A church group's name is important. It is something about which you should pray and seek wisdom. It is the means by which other entities will know and classify the group. The "other entities" include members of any former groups, potential new members, taxing authorities, other government entities, as well as banks and other businesses.
What a name is not
You cannot sway God's opinion of a group by calling it something like the "Church of the Most Righteous Holy Ones." It is good for each believer to seek to bear good fruit (1Corinthians 3:10 - 15), but that cannot be done on a group basis. Using a pompous title for a congregation can lead people to rely on their name, not on the fruit of the Spirit in their lives.

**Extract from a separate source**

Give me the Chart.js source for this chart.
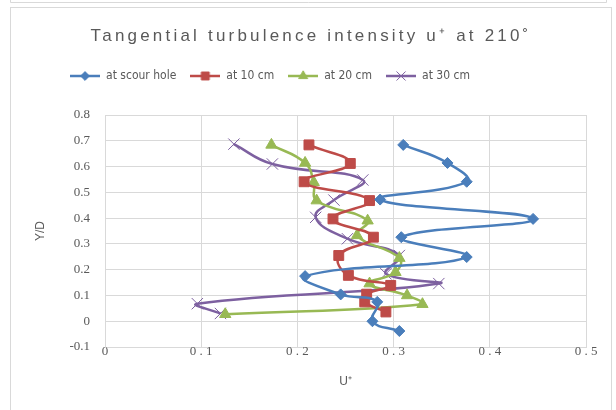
<!DOCTYPE html>
<html>
<head>
<meta charset="utf-8">
<script src="https://cdn.jsdelivr.net/npm/chart.js@4.4.1/dist/chart.umd.min.js"></script>
<style>
  html, body { margin: 0; padding: 0; background: #fff; }
  #wrap { position: relative; width: 616px; height: 410px; }
</style>
</head>
<body>
<div id="wrap"><canvas id="chart"></canvas></div>
<script>
// --- data ---
const chartTitle = 'Tangential turbulence intensity u\u207A at 210\u02DA';
const seriesNames = ['at scour hole', 'at 10 cm', 'at 20 cm', 'at 30 cm'];

const scourX = [0.310, 0.356, 0.376, 0.286, 0.445, 0.308, 0.376, 0.208, 0.245, 0.283, 0.278, 0.306];
const scourY = [0.684, 0.614, 0.541, 0.472, 0.397, 0.326, 0.249, 0.175, 0.104, 0.075, 0.000, -0.038];

const cm10X = [0.212, 0.255, 0.207, 0.275, 0.237, 0.279, 0.243, 0.253, 0.297, 0.272, 0.270, 0.292];
const cm10Y = [0.684, 0.612, 0.541, 0.468, 0.397, 0.326, 0.255, 0.178, 0.139, 0.105, 0.075, 0.036];

const cm20X = [0.173, 0.208, 0.217, 0.220, 0.273, 0.262, 0.306, 0.302, 0.275, 0.314, 0.330, 0.125];
const cm20Y = [0.684, 0.614, 0.539, 0.468, 0.390, 0.333, 0.245, 0.190, 0.146, 0.100, 0.066, 0.027];

const cm30X = [0.134, 0.174, 0.268, 0.238, 0.219, 0.252, 0.306, 0.292, 0.347, 0.096, 0.120];
const cm30Y = [0.687, 0.610, 0.548, 0.470, 0.403, 0.320, 0.255, 0.184, 0.146, 0.068, 0.030];

const xTicks = [0, 0.1, 0.2, 0.3, 0.4, 0.5];
const yTicks = [-0.1, 0, 0.1, 0.2, 0.3, 0.4, 0.5, 0.6, 0.7, 0.8];

const colors = ['#4a7ebb', '#be4b48', '#98b954', '#7d60a0'];
const markers = ['rectRot', 'rect', 'triangle', 'crossRot'];
const markerSize = [5.5, 7, 6.5, 8];

const textColor = '#595959';
const gridColor = '#d9d9d9';

function toPoints(xs, ys) {
    return xs.map((x, i) => ({ x: x, y: ys[i] }));
}

// small canvas with line + marker for the legend, like Excel draws it
function legendIcon(i) {
    const c = document.createElement('canvas');
    c.width = 30; c.height = 14;
    const g = c.getContext('2d');
    g.strokeStyle = colors[i];
    g.lineWidth = 2.5;
    g.beginPath(); g.moveTo(0, 7); g.lineTo(30, 7); g.stroke();
    g.fillStyle = colors[i];
    g.lineWidth = 1;
    Chart.helpers.drawPoint(g, { pointStyle: markers[i], radius: markerSize[i] * 0.8, borderWidth: 1 }, 15, 7);
    return c;
}

const seriesX = [scourX, cm10X, cm20X, cm30X];
const seriesY = [scourY, cm10Y, cm20Y, cm30Y];

const datasets = seriesNames.map((name, i) => ({
    label: name,
    data: toPoints(seriesX[i], seriesY[i]),
    showLine: true,
    borderColor: colors[i],
    backgroundColor: colors[i],
    borderWidth: 2.5,
    tension: 0.45,
    pointStyle: markers[i],
    pointRadius: markerSize[i],
    pointBorderWidth: 1,
    pointBackgroundColor: colors[i],
    pointBorderColor: colors[i]
}));

// --- frame + spaced title (Excel stretches the title letters) ---
const framePlugin = {
    id: 'frame',
    afterLayout(chart) {
        // Excel leaves the legend a little left of centre
        chart.legend.left -= 28;
        chart.legend.right -= 28;
    },
    beforeDraw(chart) {
        const ctx = chart.ctx;
        ctx.save();
        ctx.fillStyle = '#fff';
        ctx.fillRect(0, 0, chart.width, chart.height);
        ctx.strokeStyle = gridColor;
        ctx.lineWidth = 1;
        ctx.strokeRect(10.5, 7.5, 601, 410);
        ctx.beginPath();
        ctx.moveTo(10.5, 0); ctx.lineTo(10.5, 2.5); ctx.lineTo(606.5, 2.5); ctx.lineTo(606.5, 0);
        ctx.stroke();
        ctx.restore();
    },
    afterDraw(chart) {
        const ctx = chart.ctx;
        ctx.save();
        ctx.font = '17px "Liberation Sans", Arial, sans-serif';
        ctx.letterSpacing = '3.2px';
        ctx.fillStyle = textColor;
        ctx.textAlign = 'center';
        ctx.textBaseline = 'middle';
        ctx.fillText(chartTitle, 311, 36);
        ctx.restore();
    }
};

new Chart(document.getElementById('chart'), {
    type: 'scatter',
    data: { datasets: datasets },
    plugins: [framePlugin],
    options: {
        responsive: true,
        maintainAspectRatio: false,
        animation: false,
        layout: { padding: { left: 10, right: 30, top: 56, bottom: 0 } },
        plugins: {
            title: { display: false },
            tooltip: { enabled: false },
            legend: {
                position: 'top',
                labels: {
                    usePointStyle: true,
                    pointStyleWidth: 30,
                    padding: 14,
                    color: textColor,
                    font: { family: '"Liberation Sans Narrow", "DejaVu Sans Condensed", sans-serif', size: 12 },
                    generateLabels: chart => chart.data.datasets.map((ds, i) => ({
                        text: ds.label,
                        pointStyle: legendIcon(i),
                        fillStyle: ds.borderColor,
                        strokeStyle: ds.borderColor,
                        lineWidth: 0,
                        hidden: false,
                        datasetIndex: i,
                        fontColor: textColor
                    }))
                }
            }
        },
        scales: {
            x: {
                type: 'linear',
                min: 0,
                max: 0.5,
                afterBuildTicks: s => { s.ticks = xTicks.map(v => ({ value: v })); },
                afterFit: s => { s.height = 63; },
                grid: { color: gridColor, drawTicks: false },
                border: { color: gridColor },
                ticks: {
                    padding: -3,
                    color: textColor,
                    font: { family: '"Liberation Serif", serif', size: 13 },
                    callback: v => v === 0 ? '0' : v.toFixed(1).split('').join(' ')
                },
                title: {
                    display: true,
                    text: 'U\u207A',
                    color: textColor,
                    font: { family: '"Liberation Sans", sans-serif', size: 12 },
                    padding: { top: 0, bottom: 21 }
                }
            },
            // empty spacer between legend and plot area
            gap: {
                type: 'linear',
                position: 'top',
                afterFit: s => { s.height = 23; },
                grid: { display: false },
                border: { display: false },
                ticks: { display: false }
            },
            y: {
                type: 'linear',
                min: -0.1,
                max: 0.8,
                afterBuildTicks: s => { s.ticks = yTicks.map(v => ({ value: v })); },
                afterFit: s => { s.width = 95; },
                grid: { color: gridColor, drawTicks: false },
                border: { color: gridColor },
                ticks: {
                    padding: 15,
                    color: textColor,
                    font: { family: '"Liberation Serif", serif', size: 13 },
                    callback: v => Math.abs(v) < 1e-9 ? '0' : v.toFixed(1)
                },
                title: {
                    display: true,
                    text: 'Y/D',
                    color: textColor,
                    font: { family: '"Liberation Sans", sans-serif', size: 12 },
                    padding: { top: 23, bottom: 0 }
                }
            }
        }
    }
});
</script>
</body>
</html>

For we must all appear before the judgment seat of Christ, so that each one may receive what is due for what he has done in the body, whether good or evil (2Corinthians 5:10, ESV).

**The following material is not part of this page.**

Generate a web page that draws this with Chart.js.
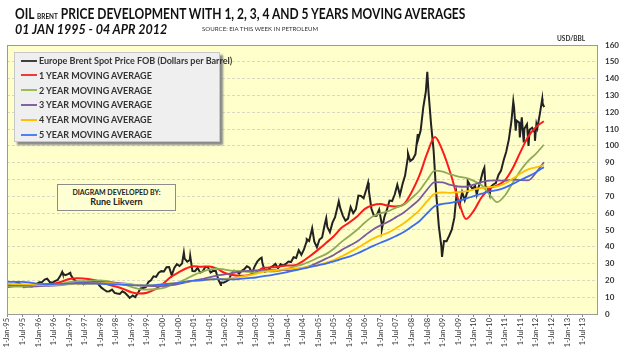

The opposite reaction is to be so meek that one does not even want to name their group. This humility is good, but when one is "letting their light shine," others will come to know a group by its love and ministry to others and they will refer to it as something. This writer has experienced unnamed groups such as "Jim Smith's Church," "that former Mormon group," "the Town Hall Congregation," etc. It is better to choose a designation than to let others do so by default.
Local congregations in the New Testament were not labeled by their doctrines. They are referred to as the "Church of God" with the city's name sometimes after it (1Corinthians 1:2) or the "Churches of Christ" as in Romans 16:16. Other designations include "church of the Thessalonians in God the Father and the Lord Jesus Christ" (1Thessalonians 1:1, 2Thessalonians 1:1, NKJV). Home fellowships are identified by the person who owned the house (Romans 16:5, 1Corinthians 16:19, etc.).

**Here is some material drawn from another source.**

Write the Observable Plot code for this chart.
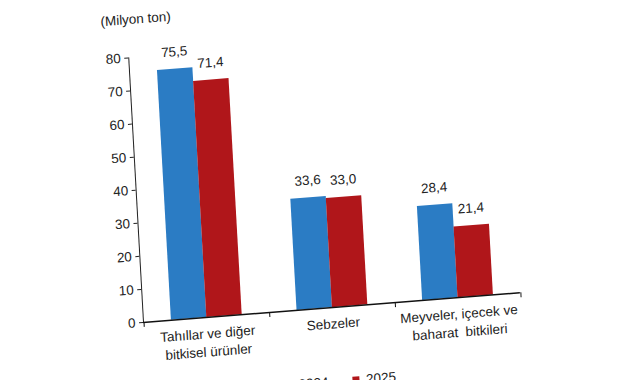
<!DOCTYPE html>
<html>
<head>
<meta charset="utf-8">
<script src="https://cdn.jsdelivr.net/npm/d3@7"></script>
<script src="https://cdn.jsdelivr.net/npm/@observablehq/plot@0.6"></script>
<style>
  html, body { margin: 0; padding: 0; background: #fff; overflow: hidden; width: 641px; height: 380px; }
  #wrap { position: absolute; left: 0; top: 0; width: 641px; height: 420px;
          transform-origin: 143px 322px;
          transform: matrix(0.9969, -0.0785, 0.0558, 0.9984, 0, 0); }
  #legend { position: absolute; left: 281px; top: 380px; }
  #legend .lg-swatches { font-family: "Liberation Sans", Arial, sans-serif !important; font-size: 13.5px !important; color: #222 !important; }
  #legend .lg-swatch { margin-right: 24px !important; }
</style>
</head>
<body>
<div id="wrap"><div id="chart"></div><div id="legend"></div></div>
<script>
const categories = ["Tahıllar ve diğer\nbitkisel ürünler", "Sebzeler", "Meyveler, içecek ve\nbaharat  bitkileri"];
const years = ["2024", "2025"];
const values2024 = [75.5, 33.6, 28.4];
const values2025 = [71.4, 33.0, 21.4];
const yTicks = [0, 10, 20, 30, 40, 50, 60, 70, 80];
const unitLabel = "(Milyon ton)";
const colors = ["#2b7cc4", "#b0161a"];

const rows = [];
categories.forEach((c, i) => {
  rows.push({category: c, year: years[0], value: values2024[i]});
  rows.push({category: c, year: years[1], value: values2025[i]});
});
const rows2024 = rows.filter(d => d.year === years[0]);
const rows2025 = rows.filter(d => d.year === years[1]);
const fmt = v => v.toFixed(1).replace(".", ",");

const W = 641, H = 380, mL = 143, mR = 120, mT = 57, mB = 58;
const padIn = 0.437;
const step = (W - mL - mR) / categories.length;
const half = step * (1 - padIn) / 2;

const chart = Plot.plot({
  width: W, height: H,
  marginLeft: mL, marginRight: mR, marginTop: mT, marginBottom: mB,
  style: {fontFamily: "'Liberation Sans', Arial, sans-serif", fontSize: "13.5px", color: "#222", background: "transparent", overflow: "visible"},
  x: {domain: categories, paddingInner: padIn, paddingOuter: padIn / 2, axis: null},
  y: {domain: [0, 80], ticks: yTicks, tickSize: 4, tickPadding: 4, line: true, label: null},
  color: {domain: years, range: colors},
  marks: [
    Plot.barY(rows2024, {x: "category", y: "value", fill: "year", insetRight: half}),
    Plot.barY(rows2025, {x: "category", y: "value", fill: "year", insetLeft: half}),
    Plot.ruleY([0], {stroke: "#111", strokeWidth: 1.5}),
    Plot.ruleX(categories, {x: d => d, y1: 0, y2: -1.5, dx: -step / 2, stroke: "#111"}),
    Plot.ruleX(categories.slice(-1), {x: d => d, y1: 0, y2: -1.5, dx: step / 2, stroke: "#111"}),
    Plot.text(rows2024, {x: "category", y: "value", text: d => fmt(d.value), dx: -half / 2, dy: -13, lineAnchor: "bottom"}),
    Plot.text(rows2025, {x: "category", y: "value", text: d => fmt(d.value), dx: half / 2, dy: -13, lineAnchor: "bottom"}),
    Plot.text(categories, {x: d => d, text: d => d, frameAnchor: "bottom", dy: 8, lineAnchor: "top", lineHeight: 1.35}),
    Plot.text([unitLabel], {text: d => d, frameAnchor: "top-left", dx: 9, dy: -38, textAnchor: "middle", lineAnchor: "middle"})
  ]
});
document.getElementById("chart").appendChild(chart);

const legend = Plot.legend({
  color: {domain: years, range: colors},
  swatchSize: 7,
  className: "lg"
});
document.getElementById("legend").appendChild(legend);
</script>
</body>
</html>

Since the Scripture contains no command as to "how to name a congregation" nor a consistent example, a new group should pray and use godly wisdom to determine what it should be called.
One of the most common reasons for new congregations is the break-up of an old congregation. Sometimes, the people desire a name as close as possible to what they were called in the past, even to the point of litigation.
It would be best if a name could be chosen to benefit the future, rather than the past. In situations, however, where the brethren need to heal, a designation encouraging members of former congregations can be very helpful. For example, "Nashville Congregation of Peace" might be attractive to former members of a group that broke up due to much infighting.
When a former group was too dictatorial and controlling, new congregations frequently opt for words that describe this, such as "collective," "non-denominational," "independent," "free," "fellowship," and so on.
Potential new members
How will your group best serve new people? A new congregation starting in an area where there was none before may identify itself simply by its location: "Seventh Street Community Church," "Farmville Church of God" or "Far West Fargo Fellowship."
Many believers are seeking an independent, local meeting place. If your congregation has a focus such as on prayer, praise, Bible study, local ministry or distant missions, placing one of those words in its name would be helpful to brethren seeking to benefit or serve in those areas.
Health departments, zoning boards, and county clerks (which issue "doing business as" documents) may all use a congregation's name to make certain determinations, especially if the group is not incorporated (or, in the US, does not have a 501(c)(3) designation). In some cases, using words that clearly convey a religious entity may provide certain legal protections.
In some rare cases, religious sounding designations can be a disadvantage. For example, some counties who have asserted great zoning authority have ruled that people meeting in a certain location cannot have home churches or Bible studies. The brethren, in one such county, had to call their meeting a "party" to continue meeting.
If your local government is not known for this kind of trouble, then this does not need to be a factor in your name choice. If there are neighbors that might be impacted by your regular meetings, be a good neighbor and try to make sure that your attendees do not occupy their street parking, walk across their property, and so on. It is better to avoid complaints than fight them.
Do not choose a name that will be confused with another group. You are better off, in the long run, by choosing a unique designation for your new church or fellowship.
You can apply, in America, for a trademark or service mark, which gives you national control of your name, but that is not an absolute guarantee of preventing litigation. Someone can always legally challenge your trademark. If your mission is serving God (not marketing or money), it is almost usually cheaper and easier to alter your group's name than it is to litigate about it. Pray, consider these points, and get busy!